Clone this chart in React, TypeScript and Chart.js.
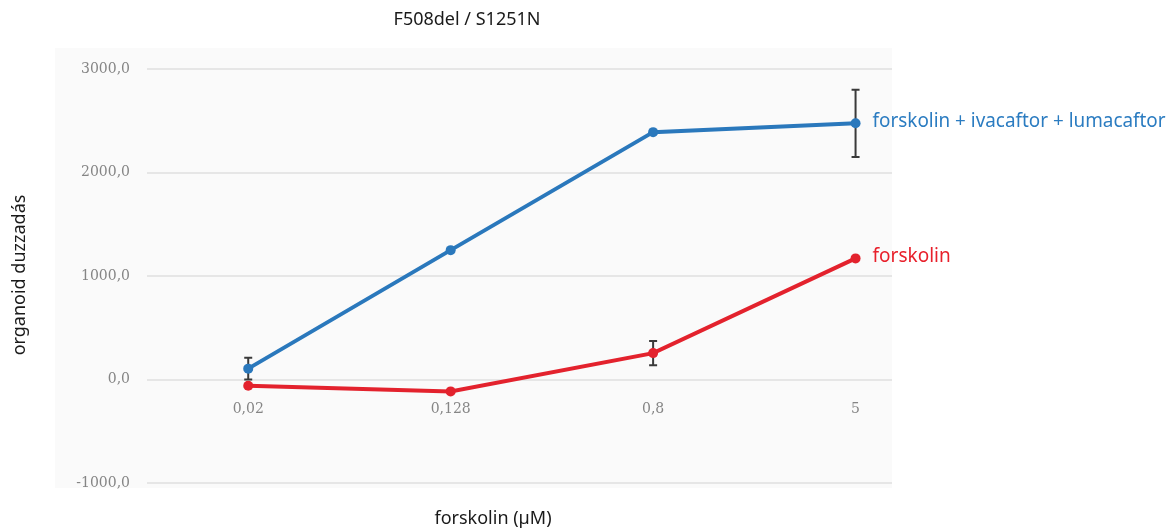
import React, { useEffect, useRef } from "react";
import { Chart, registerables } from "chart.js";

Chart.register(...registerables);

const categories = ["0,02", "0,128", "0,8", "5"];
const comboValues = [105, 1250, 2390, 2475];
const comboErrors = [105, 0, 0, 325];
const forskolinValues = [-60, -115, 255, 1170];
const forskolinErrors = [0, 0, 118, 0];
const seriesLabels = ["forskolin + ivacaftor + lumacaftor", "forskolin"];
const seriesColors = ["#2a78bc", "#e3222d"];
const labelColors = ["#2b7cc1", "#e8202b"];
const chartTitle = "F508del / S1251N";
const yTitle = "organoid duzzadás";
const xTitle = "forskolin (µM)";

const errorsByDataset = [comboErrors, forskolinErrors];
const SANS = "'Noto Sans', 'Open Sans', sans-serif";
const SERIF = "'DejaVu Serif', 'Liberation Serif', serif";

const decor = {
  id: "decor",
  beforeDraw(chart: any) {
    const { ctx, chartArea } = chart;
    ctx.save();
    ctx.fillStyle = "#fafafa";
    ctx.fillRect(chartArea.left - 92, chartArea.top - 21, chartArea.right - chartArea.left + 92, chartArea.bottom - chartArea.top + 26);
    ctx.restore();
  },
  beforeDatasetsDraw(chart: any) {
    const { ctx } = chart;
    const xs = chart.scales.x;
    const ys = chart.scales.y;
    ctx.save();
    ctx.strokeStyle = "#3a3a3a";
    ctx.lineWidth = 2;
    chart.data.datasets.forEach((ds: any, di: number) => {
      const errs = errorsByDataset[di];
      ds.data.forEach((p: any, i: number) => {
        const e = errs[i];
        if (!e) return;
        const x = xs.getPixelForValue(p.x);
        const yT = ys.getPixelForValue(p.y + e);
        const yB = ys.getPixelForValue(p.y - e);
        ctx.beginPath();
        ctx.moveTo(x, yT);
        ctx.lineTo(x, yB);
        ctx.moveTo(x - 4, yT);
        ctx.lineTo(x + 4, yT);
        ctx.moveTo(x - 4, yB);
        ctx.lineTo(x + 4, yB);
        ctx.stroke();
      });
    });
    ctx.restore();
  },
  afterDraw(chart: any) {
    const { ctx } = chart;
    ctx.save();
    ctx.fillStyle = "#1a1a1a";
    ctx.textAlign = "center";
    ctx.textBaseline = "middle";
    ctx.font = `18px ${SANS}`;
    ctx.fillText(chartTitle, 467, 20, 158);
    ctx.fillText(xTitle, 493, 519, 126);
    ctx.save();
    ctx.translate(20, 275);
    ctx.rotate(-Math.PI / 2);
    ctx.fillText(yTitle, 0, 0, 188);
    ctx.restore();
    // series end labels
    ctx.textAlign = "left";
    ctx.font = `19px ${SANS}`;
    const widths = [293, 80];
    chart.data.datasets.forEach((ds: any, di: number) => {
      const meta = chart.getDatasetMeta(di);
      const last = meta.data[meta.data.length - 1];
      ctx.fillStyle = labelColors[di];
      ctx.fillText(seriesLabels[di], last.x + 17, last.y - 2, widths[di]);
    });
    ctx.restore();
  },
};

export default function App() {
  const ref = useRef<HTMLCanvasElement | null>(null);
  useEffect(() => {
    if (!ref.current) return;
    const mk = (vals: number[]) => vals.map((v, i) => ({ x: i, y: v }));
    const chart = new Chart(ref.current, {
      type: "line",
      data: {
        datasets: [
          {
            label: seriesLabels[0],
            data: mk(comboValues),
            borderColor: seriesColors[0],
            backgroundColor: seriesColors[0],
            borderWidth: 4,
            pointRadius: 5,
            pointBorderWidth: 0,
            tension: 0,
          },
          {
            label: seriesLabels[1],
            data: mk(forskolinValues),
            borderColor: seriesColors[1],
            backgroundColor: seriesColors[1],
            borderWidth: 4,
            pointRadius: 5,
            pointBorderWidth: 0,
            tension: 0,
          },
        ],
      },
      options: {
        animation: false,
        responsive: false,
        events: [],
        layout: { padding: { top: 69, right: 275, bottom: 49, left: 0 } },
        plugins: { legend: { display: false }, tooltip: { enabled: false }, title: { display: false } },
        scales: {
          x: {
            type: "linear",
            min: -0.5,
            max: 3.18,
            position: { y: 0 } as any,
            grid: { display: false, drawTicks: false },
            border: { display: false },
            afterBuildTicks: (s: any) => {
              s.ticks = categories.map((_, i) => ({ value: i }));
            },
            ticks: {
              callback: (v: any) => categories[v] ?? "",
              padding: 21,
              color: "#858585",
              font: { family: SERIF, size: 14 },
              maxRotation: 0,
              autoSkip: false,
            },
          },
          y: {
            min: -1000,
            max: 3000,
            afterFit: (s: any) => {
              s.width = 147;
            },
            grid: { color: "#e6e6e6", lineWidth: 2, drawTicks: false },
            border: { display: false },
            ticks: {
              stepSize: 1000,
              padding: 17,
              color: "#858585",
              font: { family: SERIF, size: 14 },
              callback: (v: any) => Number(v).toFixed(1).replace(".", ","),
            },
          },
        },
      },
      plugins: [decor],
    });
    return () => chart.destroy();
  }, []);
  return (
    <div style={{ position: "absolute", left: 0, top: 0, width: 1167, height: 532, background: "#fff" }}>
      <canvas ref={ref} width={1167} height={532} style={{ display: "block" }} />
    </div>
  );
}
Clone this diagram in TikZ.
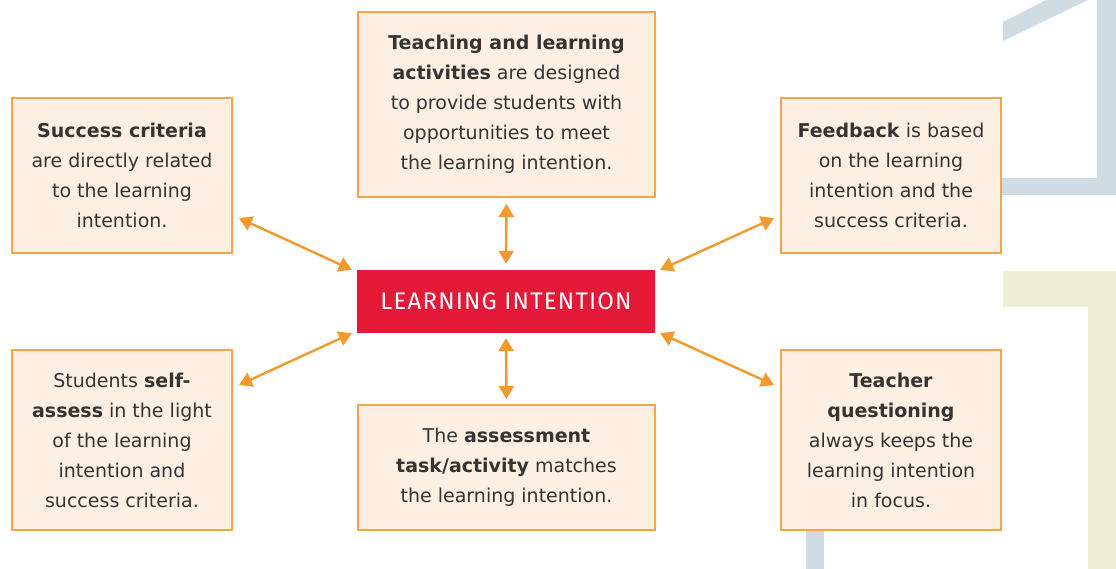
\documentclass[tikz,border=0pt]{standalone}
\usepackage{fontspec}
\setmainfont{DejaVu Sans}
\newfontfamily\capsfont[LetterSpace=5]{Fira Sans}
\usepackage{tikz}
\usetikzlibrary{arrows.meta,calc}
\usepackage{xcolor}
\definecolor{boxfill}{RGB}{253,240,226}
\definecolor{boxline}{RGB}{247,163,73}
\definecolor{arrowc}{RGB}{243,154,46}
\definecolor{intentred}{RGB}{227,25,55}
\definecolor{textgray}{RGB}{52,52,52}
\definecolor{bgblue}{RGB}{207,220,227}
\definecolor{bggreen}{RGB}{237,240,213}

\begin{document}
\begin{tikzpicture}[x=1pt,y=-1pt,
            card/.style={rectangle,draw=boxline,fill=boxfill,line width=1.8pt,inner sep=0pt,align=center,text=textgray,font=\fontsize{19}{30}\selectfont},
            narrow/.style={card,minimum width=220pt},
            wide/.style={card,minimum width=297pt},
            intent/.style={rectangle,fill=intentred,minimum width=298pt,minimum height=63pt,inner sep=0pt,text=white,font=\capsfont\fontsize{24}{28}\selectfont},
            biarrow/.style={draw=arrowc,line width=2.4pt,{Triangle[length=13pt,width=15pt]}-{Triangle[length=13pt,width=15pt]}}]

            \useasboundingbox (0,0) rectangle (1116,569);

            % background strokes
            \fill[bgblue] (1003,22) -- (1046,0) -- (1088,0) -- (1003,41) -- cycle;
            \fill[bgblue] (1097,0) rectangle (1116,195);
            \fill[bgblue] (1001,178) rectangle (1116,195);
            \fill[bgblue] (806,520) rectangle (824,569);
            \fill[bggreen] (1003,271) rectangle (1116,307);
            \fill[bggreen] (1088,307) rectangle (1116,569);

            \node (intention)[intent] at (506,301.5) {LEARNING INTENTION};

            \node (teaching)[wide,minimum height=185pt] at (506.5,104.5)
               {\textbf{Teaching and learning}\\ \textbf{activities} are designed\\to provide students with\\opportunities to meet\\the learning intention.};
            \node (task)[wide,minimum height=125pt] at (506.5,467.5)
               {The \textbf{assessment}\\ \textbf{task/activity} matches\\the learning intention.};
            \node (success)[narrow,minimum height=155pt] at (122,175.5)
               {\textbf{Success criteria}\\are directly related\\to the learning\\intention.};
            \node (feedback)[narrow,minimum height=155pt] at (891,175.5)
               {\textbf{Feedback} is based\\on the learning\\intention and the\\success criteria.};
            \node (selfassess)[narrow,minimum height=180pt] at (122,440)
               {Students \textbf{self-}\\ \textbf{assess} in the light\\of the learning\\intention and\\success criteria.};
            \node (questioning)[narrow,minimum height=180pt] at (891,440)
               {\textbf{Teacher}\\ \textbf{questioning}\\always keeps the\\learning intention\\in focus.};

            \draw[biarrow,shorten <=6pt,shorten >=6pt] (teaching.south) -- (intention.north);
            \draw[biarrow,shorten <=5pt,shorten >=5pt] (intention.south) -- (task.north);
            \draw[biarrow] ([shift={(6,42.5)}]success.east) -- ([xshift=-5pt]intention.north west);
            \draw[biarrow] ([shift={(6,-55)}]selfassess.east) -- ([xshift=-5pt]intention.south west);
            \draw[biarrow] ([shift={(-6,42.5)}]feedback.west) -- ([xshift=5pt]intention.north east);
            \draw[biarrow] ([shift={(-6,-55)}]questioning.west) -- ([xshift=5pt]intention.south east);
         \end{tikzpicture}
\end{document}
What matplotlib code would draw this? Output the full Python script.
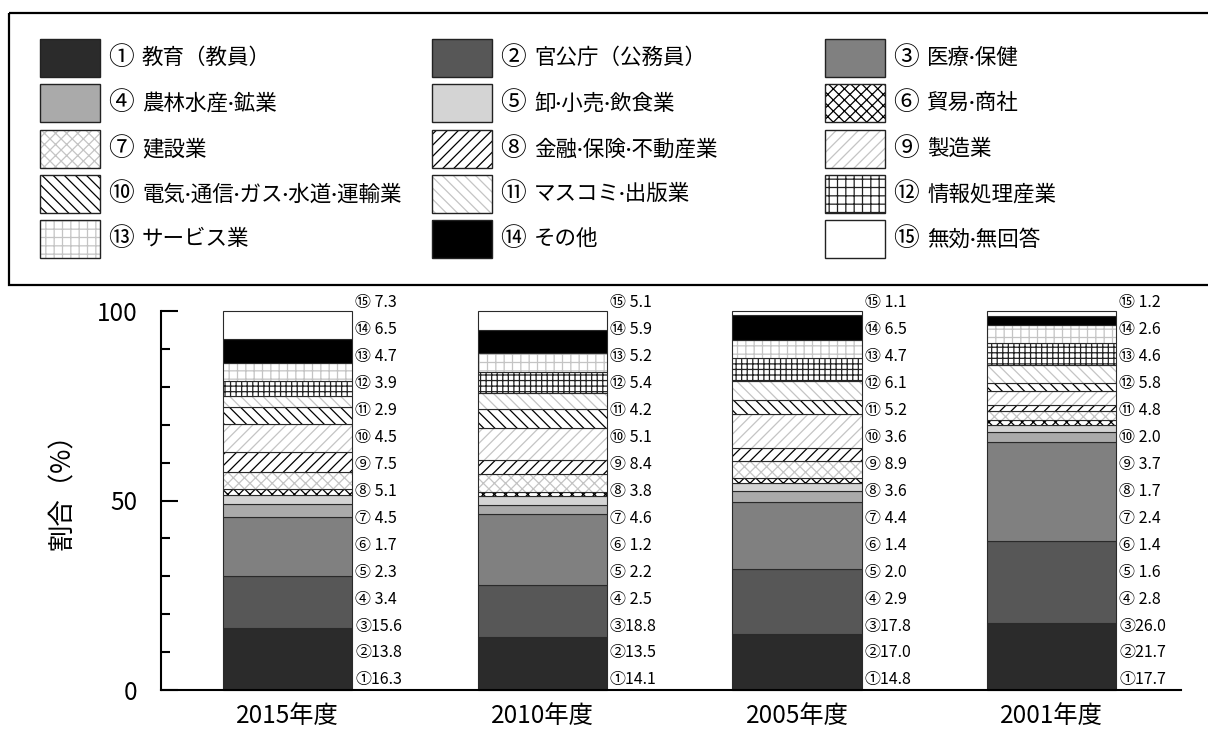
import numpy as np
import matplotlib
matplotlib.use("Agg")
import matplotlib.pyplot as plt
from matplotlib.patches import Rectangle

plt.rcParams["font.family"] = ["Noto Sans CJK JP", "DejaVu Sans"]
plt.rcParams["hatch.linewidth"] = 0.9

# ---- data -------------------------------------------------------------
years = ["2015年度", "2010年度", "2005年度", "2001年度"]
marks = ["①", "②", "③", "④", "⑤", "⑥", "⑦", "⑧", "⑨", "⑩",
         "⑪", "⑫", "⑬", "⑭", "⑮"]
industries = ["教育（教員）", "官公庁（公務員）", "医療·保健",
              "農林水産·鉱業", "卸·小売·飲食業", "貿易·商社",
              "建設業", "金融·保険·不動産業", "製造業",
              "電気·通信·ガス·水道·運輸業", "マスコミ·出版業", "情報処理産業",
              "サービス業", "その他", "無効·無回答"]

share_2015 = [16.3, 13.8, 15.6, 3.4, 2.3, 1.7, 4.5, 5.1, 7.5, 4.5, 2.9, 3.9, 4.7, 6.5, 7.3]
share_2010 = [14.1, 13.5, 18.8, 2.5, 2.2, 1.2, 4.6, 3.8, 8.4, 5.1, 4.2, 5.4, 5.2, 5.9, 5.1]
share_2005 = [14.8, 17.0, 17.8, 2.9, 2.0, 1.4, 4.4, 3.6, 8.9, 3.6, 5.2, 6.1, 4.7, 6.5, 1.1]
share_2001 = [17.7, 21.7, 26.0, 2.8, 1.6, 1.4, 2.4, 1.7, 3.7, 2.0, 4.8, 5.8, 4.6, 2.6, 1.2]

shares = np.array([share_2015, share_2010, share_2005, share_2001])

# ---- fill styles per category: (face, bar hatch, legend hatch, hatch colour)
LG = "#c4c4c4"
styles = [
    ("#2b2b2b", "", "", None),
    ("#575757", "", "", None),
    ("#808080", "", "", None),
    ("#aaaaaa", "", "", None),
    ("#d4d4d4", "", "", None),
    ("white", "xxx", "xxx", "black"),
    ("white", "xxx", "xxx", LG),
    ("white", "///", "///", "black"),
    ("white", "///", "///", LG),
    ("white", "\\\\\\", "\\\\\\", "black"),
    ("white", "\\\\\\", "\\\\\\", LG),
    ("white", "+++", "++", "#222222"),
    ("white", "++", "++", LG),
    ("black", "", "", None),
    ("white", "", "", None),
]

W, H = 1208, 731
fig = plt.figure(figsize=(W / 100, H / 100), dpi=100)

# ---- legend panel (pixel coordinates) --------------------------------
top = fig.add_axes([0, 0, 1, 1])
top.set_xlim(0, W)
top.set_ylim(H, 0)
top.axis("off")
top.add_patch(Rectangle((9, 13), 1220, 272, fill=False, edgecolor="black",
                        linewidth=1.6))
col_x = [40, 432, 825]
row_y = [39, 84, 130, 175, 220]
for k, (face, _, lhatch, hc) in enumerate(styles):
    r, c = divmod(k, 3)
    x0, y0 = col_x[c], row_y[r]
    top.add_patch(Rectangle((x0, y0), 60, 38, facecolor=face, hatch=lhatch,
                            edgecolor=hc if hc else face, linewidth=0))
    top.add_patch(Rectangle((x0, y0), 60, 38, fill=False,
                            edgecolor="#222222", linewidth=1.0))
    top.text(x0 + 68, y0 + 19, marks[k], fontsize=18.5, ha="left",
             va="center")
    # narrow Latin middle dot, CJK glyphs from Noto
    top.text(x0 + 102, y0 + 19, industries[k], fontsize=15.5, ha="left",
             va="center", family=["Lato", "Noto Sans CJK JP"])

# ---- stacked bars ------------------------------------------------------
ax = fig.add_axes([161 / W, (H - 690) / H, 1020 / W, 379 / H])
x = np.arange(len(years))
width = 0.507
bottom = np.zeros(len(years))
for k, (face, bhatch, _, hc) in enumerate(styles):
    vals = shares[:, k]
    ax.bar(x, vals, width, bottom=bottom, color=face, hatch=bhatch,
           edgecolor=hc if hc else face, linewidth=0, clip_on=False)
    ax.bar(x, vals, width, bottom=bottom, fill=False, edgecolor="#2a2a2a",
           linewidth=0.8, clip_on=False)
    bottom += vals

# value labels, evenly spaced beside each bar
label_y = np.linspace(2.65, 102.3, len(marks))
for i in range(len(years)):
    for k in range(len(marks)):
        ax.annotate(f"{marks[k]}{shares[i, k]:4.1f}",
                    xy=(x[i] + width / 2, label_y[k]), xytext=(3, 0),
                    textcoords="offset pixels", ha="left", va="center",
                    fontsize=11.5, annotation_clip=False)

ax.set_xlim(-0.497, 3.508)
ax.set_ylim(0, 100)
ax.set_xticks(x)
ax.set_xticklabels(years)
ax.set_yticks([0, 50, 100])
ax.set_yticks(np.arange(10, 100, 10), minor=True)
ax.tick_params(axis="x", length=0, labelsize=17.5, pad=9)
ax.tick_params(axis="y", which="major", direction="in", length=12,
               width=1.5, labelsize=17.5, pad=17)
ax.tick_params(axis="y", which="minor", direction="in", length=6.5,
               width=1.5)
for side in ("top", "right"):
    ax.spines[side].set_visible(False)
for side in ("left", "bottom"):
    ax.spines[side].set_linewidth(1.5)

fig.text(62 / W, 1 - 485 / H, "割合（%）", rotation=90, fontsize=19,
         ha="center", va="center")

fig.savefig("out.png", dpi=100)
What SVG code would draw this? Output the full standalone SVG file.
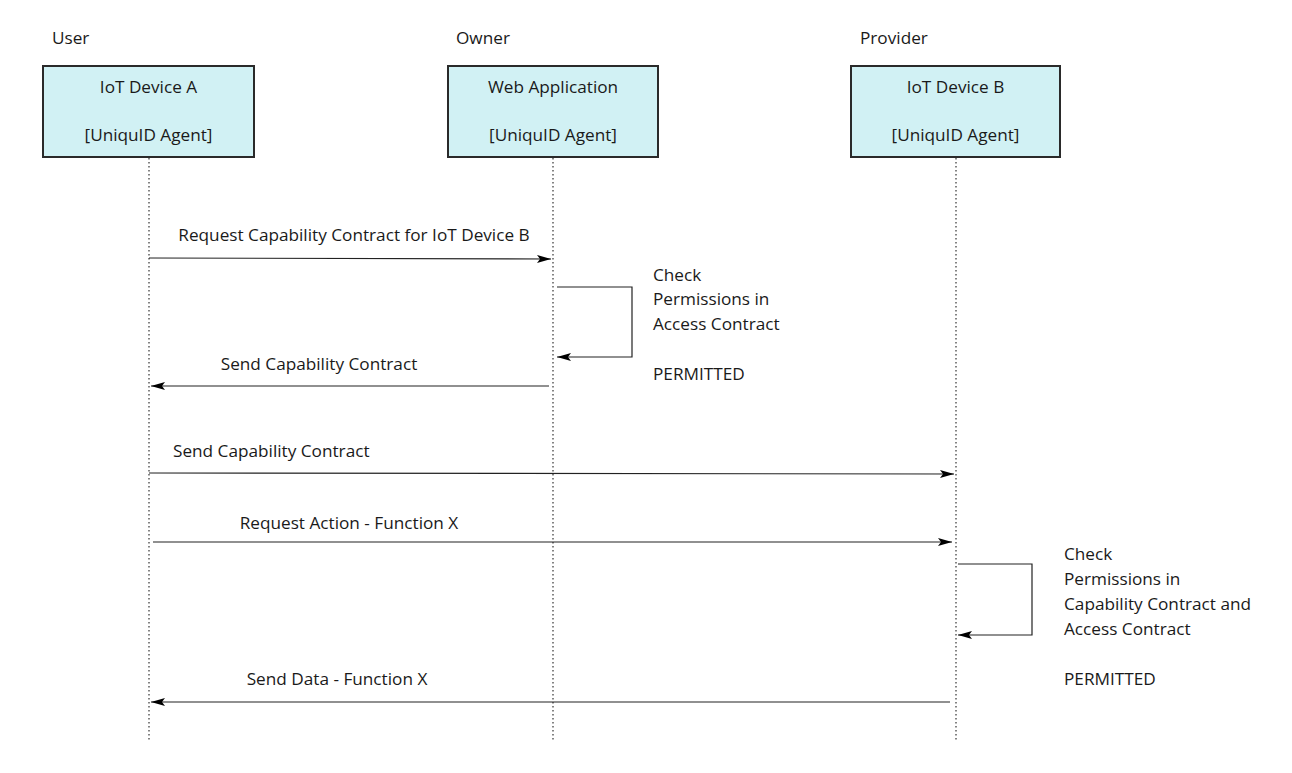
::::
**AIM OF THE EXERCISE:**
Taking the material above, give again exactly the lines from the one holding "What matplotlib code" through the one holding "share_2010, share_2005, share_2001])", with both ends and without pictures.

**WRITTEN REPLY:**
What matplotlib code would draw this? Output the full Python script.
import numpy as np
import matplotlib
matplotlib.use("Agg")
import matplotlib.pyplot as plt
from matplotlib.patches import Rectangle

plt.rcParams["font.family"] = ["Noto Sans CJK JP", "DejaVu Sans"]
plt.rcParams["hatch.linewidth"] = 0.9

# ---- data -------------------------------------------------------------
years = ["2015年度", "2010年度", "2005年度", "2001年度"]
marks = ["①", "②", "③", "④", "⑤", "⑥", "⑦", "⑧", "⑨", "⑩",
         "⑪", "⑫", "⑬", "⑭", "⑮"]
industries = ["教育（教員）", "官公庁（公務員）", "医療·保健",
              "農林水産·鉱業", "卸·小売·飲食業", "貿易·商社",
              "建設業", "金融·保険·不動産業", "製造業",
              "電気·通信·ガス·水道·運輸業", "マスコミ·出版業", "情報処理産業",
              "サービス業", "その他", "無効·無回答"]

share_2015 = [16.3, 13.8, 15.6, 3.4, 2.3, 1.7, 4.5, 5.1, 7.5, 4.5, 2.9, 3.9, 4.7, 6.5, 7.3]
share_2010 = [14.1, 13.5, 18.8, 2.5, 2.2, 1.2, 4.6, 3.8, 8.4, 5.1, 4.2, 5.4, 5.2, 5.9, 5.1]
share_2005 = [14.8, 17.0, 17.8, 2.9, 2.0, 1.4, 4.4, 3.6, 8.9, 3.6, 5.2, 6.1, 4.7, 6.5, 1.1]
share_2001 = [17.7, 21.7, 26.0, 2.8, 1.6, 1.4, 2.4, 1.7, 3.7, 2.0, 4.8, 5.8, 4.6, 2.6, 1.2]

shares = np.array([share_2015, share_2010, share_2005, share_2001])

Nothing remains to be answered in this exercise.